**The exercise**: Using the data below, return word for word every line from the one holding "Output the HTML that produces this rendering." down to the one holding "import plotly.graph_objects as go". Leave pictures out.

**Dataset excerpts**:
— Start —

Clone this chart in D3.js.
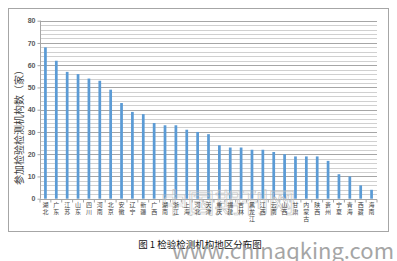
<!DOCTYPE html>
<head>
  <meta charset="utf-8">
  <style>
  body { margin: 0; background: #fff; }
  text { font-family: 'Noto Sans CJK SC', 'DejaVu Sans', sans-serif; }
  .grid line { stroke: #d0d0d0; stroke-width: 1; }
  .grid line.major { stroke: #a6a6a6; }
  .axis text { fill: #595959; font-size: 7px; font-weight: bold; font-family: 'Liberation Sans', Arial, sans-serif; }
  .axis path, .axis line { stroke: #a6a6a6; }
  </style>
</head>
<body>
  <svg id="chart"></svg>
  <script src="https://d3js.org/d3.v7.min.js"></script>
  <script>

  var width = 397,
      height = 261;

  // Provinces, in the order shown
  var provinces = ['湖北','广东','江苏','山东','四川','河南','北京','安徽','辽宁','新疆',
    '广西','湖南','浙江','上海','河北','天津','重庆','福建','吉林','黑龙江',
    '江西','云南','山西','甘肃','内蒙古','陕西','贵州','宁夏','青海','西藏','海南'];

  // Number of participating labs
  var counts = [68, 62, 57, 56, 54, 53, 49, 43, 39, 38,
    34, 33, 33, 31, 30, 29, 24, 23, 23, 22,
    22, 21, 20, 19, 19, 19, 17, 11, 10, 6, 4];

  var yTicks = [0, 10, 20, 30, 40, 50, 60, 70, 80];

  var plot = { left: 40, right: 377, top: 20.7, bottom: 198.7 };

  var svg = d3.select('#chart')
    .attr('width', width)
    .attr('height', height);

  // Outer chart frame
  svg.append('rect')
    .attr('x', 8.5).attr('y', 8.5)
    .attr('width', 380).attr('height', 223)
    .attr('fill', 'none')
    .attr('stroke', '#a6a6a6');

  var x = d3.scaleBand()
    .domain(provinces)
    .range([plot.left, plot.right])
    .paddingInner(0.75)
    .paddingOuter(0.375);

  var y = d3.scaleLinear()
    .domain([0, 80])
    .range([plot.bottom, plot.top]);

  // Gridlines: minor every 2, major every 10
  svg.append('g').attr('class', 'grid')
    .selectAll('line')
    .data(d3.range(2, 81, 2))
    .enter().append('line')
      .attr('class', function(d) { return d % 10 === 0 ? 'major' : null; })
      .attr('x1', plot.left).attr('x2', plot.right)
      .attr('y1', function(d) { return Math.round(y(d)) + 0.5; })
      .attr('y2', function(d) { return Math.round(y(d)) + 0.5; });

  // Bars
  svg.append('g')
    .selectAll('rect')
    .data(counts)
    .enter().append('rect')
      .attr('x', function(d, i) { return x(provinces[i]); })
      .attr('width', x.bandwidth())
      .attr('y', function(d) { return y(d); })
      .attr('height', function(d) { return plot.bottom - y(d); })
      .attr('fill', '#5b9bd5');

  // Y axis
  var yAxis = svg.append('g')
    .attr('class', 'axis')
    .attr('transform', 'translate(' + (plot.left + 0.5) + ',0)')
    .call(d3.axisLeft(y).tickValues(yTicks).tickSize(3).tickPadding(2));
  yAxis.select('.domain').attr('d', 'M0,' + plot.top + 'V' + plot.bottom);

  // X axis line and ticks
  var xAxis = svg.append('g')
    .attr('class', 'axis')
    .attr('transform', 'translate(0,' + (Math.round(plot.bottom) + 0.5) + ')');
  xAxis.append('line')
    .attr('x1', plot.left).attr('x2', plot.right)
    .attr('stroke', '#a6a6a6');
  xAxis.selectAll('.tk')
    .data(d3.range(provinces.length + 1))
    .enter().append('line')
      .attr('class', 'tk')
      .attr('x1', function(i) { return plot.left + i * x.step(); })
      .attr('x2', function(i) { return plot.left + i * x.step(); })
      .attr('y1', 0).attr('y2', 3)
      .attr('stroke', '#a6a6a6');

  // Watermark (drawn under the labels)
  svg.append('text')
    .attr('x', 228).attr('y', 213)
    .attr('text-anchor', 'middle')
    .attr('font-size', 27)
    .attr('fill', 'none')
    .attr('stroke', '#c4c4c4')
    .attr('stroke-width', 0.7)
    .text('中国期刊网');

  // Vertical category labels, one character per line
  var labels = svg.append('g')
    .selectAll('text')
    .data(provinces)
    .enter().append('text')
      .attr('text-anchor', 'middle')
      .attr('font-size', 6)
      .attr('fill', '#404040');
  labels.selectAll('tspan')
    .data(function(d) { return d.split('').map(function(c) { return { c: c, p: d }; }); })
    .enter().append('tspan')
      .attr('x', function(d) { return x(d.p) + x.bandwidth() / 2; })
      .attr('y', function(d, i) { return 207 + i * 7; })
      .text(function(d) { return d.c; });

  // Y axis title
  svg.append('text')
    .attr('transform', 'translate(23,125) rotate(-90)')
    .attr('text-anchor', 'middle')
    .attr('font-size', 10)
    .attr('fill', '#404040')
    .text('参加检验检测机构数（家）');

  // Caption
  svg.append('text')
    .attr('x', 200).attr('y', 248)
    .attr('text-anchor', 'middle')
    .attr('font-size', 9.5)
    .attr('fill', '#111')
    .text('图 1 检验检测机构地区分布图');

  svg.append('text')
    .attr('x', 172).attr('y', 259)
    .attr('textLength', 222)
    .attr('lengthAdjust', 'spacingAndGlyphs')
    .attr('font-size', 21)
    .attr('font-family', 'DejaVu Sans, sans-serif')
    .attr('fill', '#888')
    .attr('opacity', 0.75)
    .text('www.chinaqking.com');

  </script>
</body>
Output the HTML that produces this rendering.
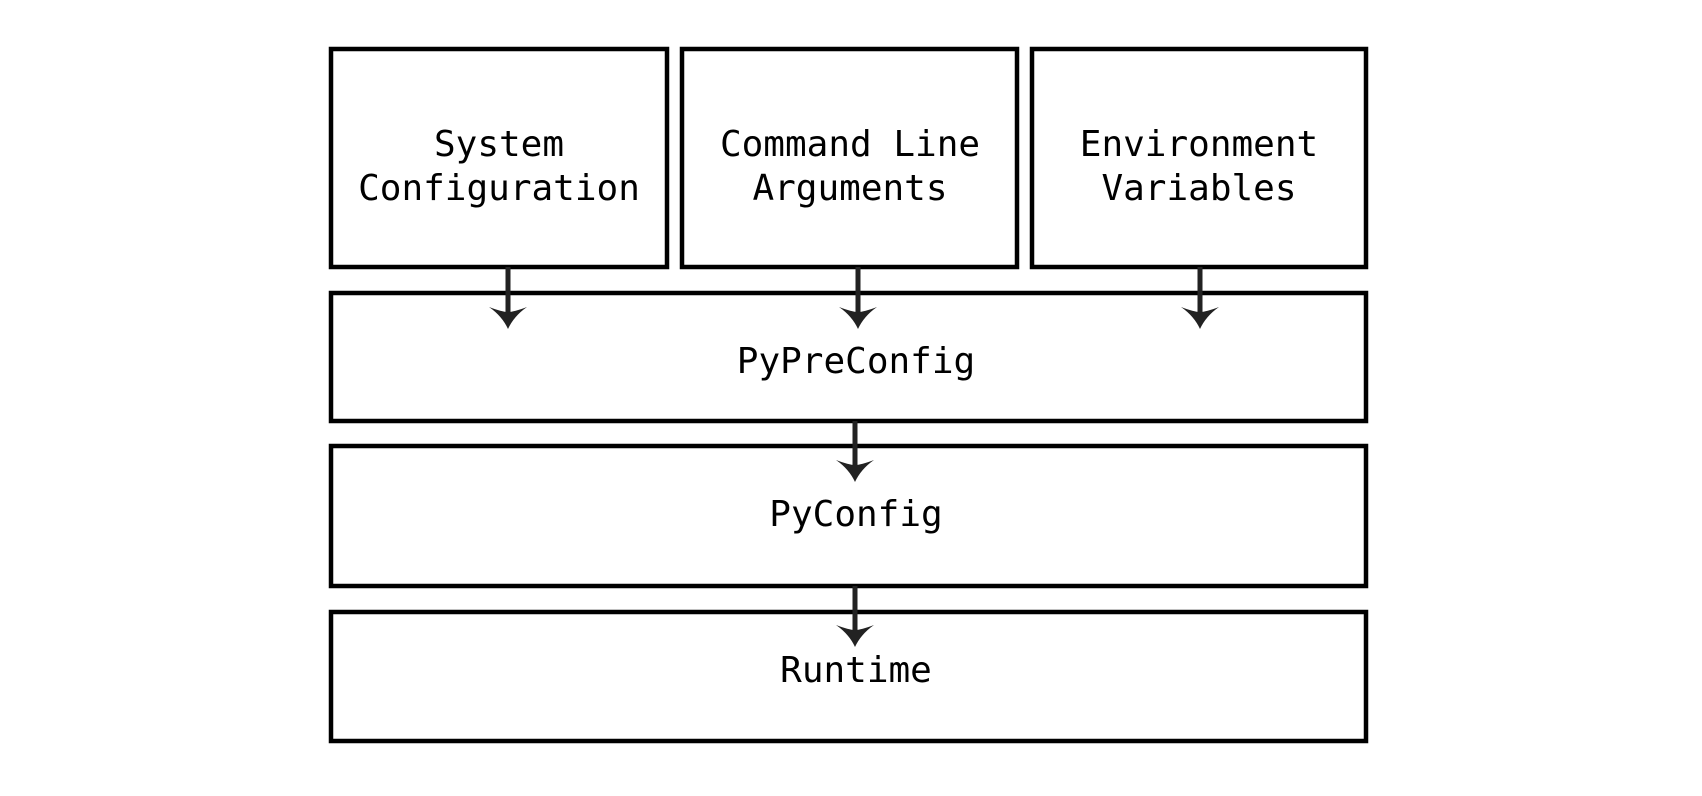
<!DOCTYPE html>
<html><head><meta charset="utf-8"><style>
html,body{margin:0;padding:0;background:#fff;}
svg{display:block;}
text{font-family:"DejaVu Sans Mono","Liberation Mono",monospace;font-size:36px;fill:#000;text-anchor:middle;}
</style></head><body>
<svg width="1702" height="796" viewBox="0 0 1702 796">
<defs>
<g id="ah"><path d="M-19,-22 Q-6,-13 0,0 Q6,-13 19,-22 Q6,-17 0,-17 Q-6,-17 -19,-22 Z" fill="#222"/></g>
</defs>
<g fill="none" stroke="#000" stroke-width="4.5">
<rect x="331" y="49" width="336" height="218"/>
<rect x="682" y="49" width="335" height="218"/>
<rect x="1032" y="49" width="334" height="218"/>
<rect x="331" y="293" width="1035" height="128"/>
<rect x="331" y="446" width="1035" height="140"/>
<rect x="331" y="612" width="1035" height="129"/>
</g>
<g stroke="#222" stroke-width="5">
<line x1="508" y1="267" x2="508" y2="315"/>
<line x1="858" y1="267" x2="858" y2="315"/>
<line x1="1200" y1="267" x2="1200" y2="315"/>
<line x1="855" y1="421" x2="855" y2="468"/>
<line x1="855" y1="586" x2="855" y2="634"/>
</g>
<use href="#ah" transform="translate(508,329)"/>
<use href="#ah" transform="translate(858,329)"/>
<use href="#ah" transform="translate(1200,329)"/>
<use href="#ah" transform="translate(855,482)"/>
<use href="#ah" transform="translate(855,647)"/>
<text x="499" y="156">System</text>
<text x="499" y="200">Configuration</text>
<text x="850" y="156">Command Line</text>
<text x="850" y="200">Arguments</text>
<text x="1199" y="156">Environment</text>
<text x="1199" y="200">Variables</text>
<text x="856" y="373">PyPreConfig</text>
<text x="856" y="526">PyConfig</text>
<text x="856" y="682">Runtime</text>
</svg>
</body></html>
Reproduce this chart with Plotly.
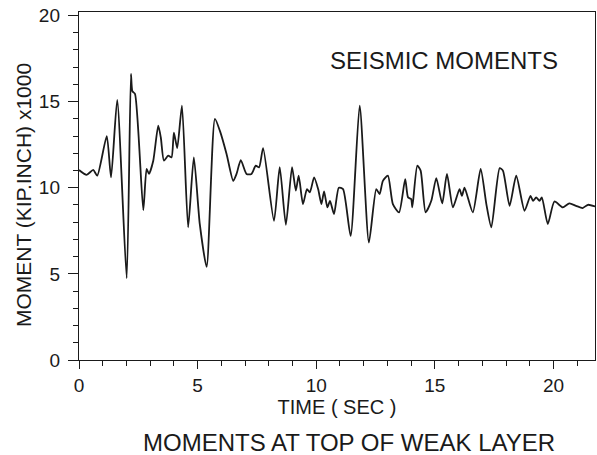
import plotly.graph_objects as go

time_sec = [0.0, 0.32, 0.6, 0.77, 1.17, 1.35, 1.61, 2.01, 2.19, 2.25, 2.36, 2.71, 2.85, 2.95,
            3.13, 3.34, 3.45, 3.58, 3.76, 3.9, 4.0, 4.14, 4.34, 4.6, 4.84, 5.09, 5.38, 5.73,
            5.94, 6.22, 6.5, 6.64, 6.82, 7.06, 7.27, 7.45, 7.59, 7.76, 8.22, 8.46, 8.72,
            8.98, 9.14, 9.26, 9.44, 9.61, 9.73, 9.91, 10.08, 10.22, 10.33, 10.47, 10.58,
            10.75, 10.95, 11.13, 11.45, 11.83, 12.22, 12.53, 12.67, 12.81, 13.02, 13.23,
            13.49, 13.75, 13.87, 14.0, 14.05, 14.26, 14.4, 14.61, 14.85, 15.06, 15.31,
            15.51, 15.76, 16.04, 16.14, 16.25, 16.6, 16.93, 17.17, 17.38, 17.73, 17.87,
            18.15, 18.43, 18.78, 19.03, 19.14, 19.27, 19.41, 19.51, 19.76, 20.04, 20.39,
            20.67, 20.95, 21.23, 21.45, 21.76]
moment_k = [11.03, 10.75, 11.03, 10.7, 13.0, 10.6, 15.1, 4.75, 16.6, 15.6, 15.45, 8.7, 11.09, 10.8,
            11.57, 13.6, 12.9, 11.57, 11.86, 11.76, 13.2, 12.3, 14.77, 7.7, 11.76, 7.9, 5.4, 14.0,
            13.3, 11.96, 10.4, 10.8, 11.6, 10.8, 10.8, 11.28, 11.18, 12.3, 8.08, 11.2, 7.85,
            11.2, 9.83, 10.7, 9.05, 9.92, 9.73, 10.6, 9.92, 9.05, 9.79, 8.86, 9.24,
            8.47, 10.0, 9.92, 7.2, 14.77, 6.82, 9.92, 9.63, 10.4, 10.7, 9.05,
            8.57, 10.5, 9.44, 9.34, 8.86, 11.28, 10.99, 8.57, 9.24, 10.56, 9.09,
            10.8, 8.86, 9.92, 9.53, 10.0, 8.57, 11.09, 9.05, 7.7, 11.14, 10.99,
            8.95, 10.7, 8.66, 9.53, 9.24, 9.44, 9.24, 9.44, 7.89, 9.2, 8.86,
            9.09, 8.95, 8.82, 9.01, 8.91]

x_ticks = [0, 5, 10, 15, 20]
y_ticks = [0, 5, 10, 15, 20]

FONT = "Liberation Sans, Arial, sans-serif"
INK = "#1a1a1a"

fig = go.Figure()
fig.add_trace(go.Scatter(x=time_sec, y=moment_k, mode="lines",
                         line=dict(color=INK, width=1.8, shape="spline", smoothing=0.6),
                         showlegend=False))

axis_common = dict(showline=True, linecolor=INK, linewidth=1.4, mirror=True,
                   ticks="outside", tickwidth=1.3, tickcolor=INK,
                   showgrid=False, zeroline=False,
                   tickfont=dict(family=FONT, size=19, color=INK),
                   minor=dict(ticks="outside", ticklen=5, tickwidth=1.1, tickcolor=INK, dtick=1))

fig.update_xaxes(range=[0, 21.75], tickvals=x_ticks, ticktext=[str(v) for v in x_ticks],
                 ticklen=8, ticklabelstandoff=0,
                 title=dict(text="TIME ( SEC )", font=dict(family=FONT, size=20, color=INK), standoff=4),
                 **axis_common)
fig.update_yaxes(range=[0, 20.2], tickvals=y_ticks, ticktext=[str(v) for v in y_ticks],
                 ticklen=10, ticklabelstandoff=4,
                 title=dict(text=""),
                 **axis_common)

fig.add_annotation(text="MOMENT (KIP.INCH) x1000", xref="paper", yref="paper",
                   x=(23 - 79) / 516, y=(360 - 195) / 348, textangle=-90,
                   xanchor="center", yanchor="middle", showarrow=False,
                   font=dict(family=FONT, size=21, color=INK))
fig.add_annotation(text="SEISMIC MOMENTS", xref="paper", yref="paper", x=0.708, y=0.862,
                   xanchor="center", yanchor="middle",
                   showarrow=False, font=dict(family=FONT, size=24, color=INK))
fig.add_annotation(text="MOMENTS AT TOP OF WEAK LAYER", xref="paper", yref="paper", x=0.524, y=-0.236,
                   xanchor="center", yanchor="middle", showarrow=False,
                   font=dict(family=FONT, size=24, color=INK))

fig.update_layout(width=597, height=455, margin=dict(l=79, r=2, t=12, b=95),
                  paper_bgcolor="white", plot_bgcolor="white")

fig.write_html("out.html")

— End —

**Completed task**:
Output the HTML that produces this rendering.
<!DOCTYPE html>
<html><head><meta charset="utf-8"><style>
html,body{margin:0;padding:0;background:#fff;}
svg{display:block;}
text{font-family:"DejaVu Sans Mono","Liberation Mono",monospace;font-size:36px;fill:#000;text-anchor:middle;}
</style></head><body>
<svg width="1702" height="796" viewBox="0 0 1702 796">
<defs>
<g id="ah"><path d="M-19,-22 Q-6,-13 0,0 Q6,-13 19,-22 Q6,-17 0,-17 Q-6,-17 -19,-22 Z" fill="#222"/></g>
</defs>
<g fill="none" stroke="#000" stroke-width="4.5">
<rect x="331" y="49" width="336" height="218"/>
<rect x="682" y="49" width="335" height="218"/>
<rect x="1032" y="49" width="334" height="218"/>
<rect x="331" y="293" width="1035" height="128"/>
<rect x="331" y="446" width="1035" height="140"/>
<rect x="331" y="612" width="1035" height="129"/>
</g>
<g stroke="#222" stroke-width="5">
<line x1="508" y1="267" x2="508" y2="315"/>
<line x1="858" y1="267" x2="858" y2="315"/>
<line x1="1200" y1="267" x2="1200" y2="315"/>
<line x1="855" y1="421" x2="855" y2="468"/>
<line x1="855" y1="586" x2="855" y2="634"/>
</g>
<use href="#ah" transform="translate(508,329)"/>
<use href="#ah" transform="translate(858,329)"/>
<use href="#ah" transform="translate(1200,329)"/>
<use href="#ah" transform="translate(855,482)"/>
<use href="#ah" transform="translate(855,647)"/>
<text x="499" y="156">System</text>
<text x="499" y="200">Configuration</text>
<text x="850" y="156">Command Line</text>
<text x="850" y="200">Arguments</text>
<text x="1199" y="156">Environment</text>
<text x="1199" y="200">Variables</text>
<text x="856" y="373">PyPreConfig</text>
<text x="856" y="526">PyConfig</text>
<text x="856" y="682">Runtime</text>
</svg>
</body></html>
Reproduce this chart with Plotly.
import plotly.graph_objects as go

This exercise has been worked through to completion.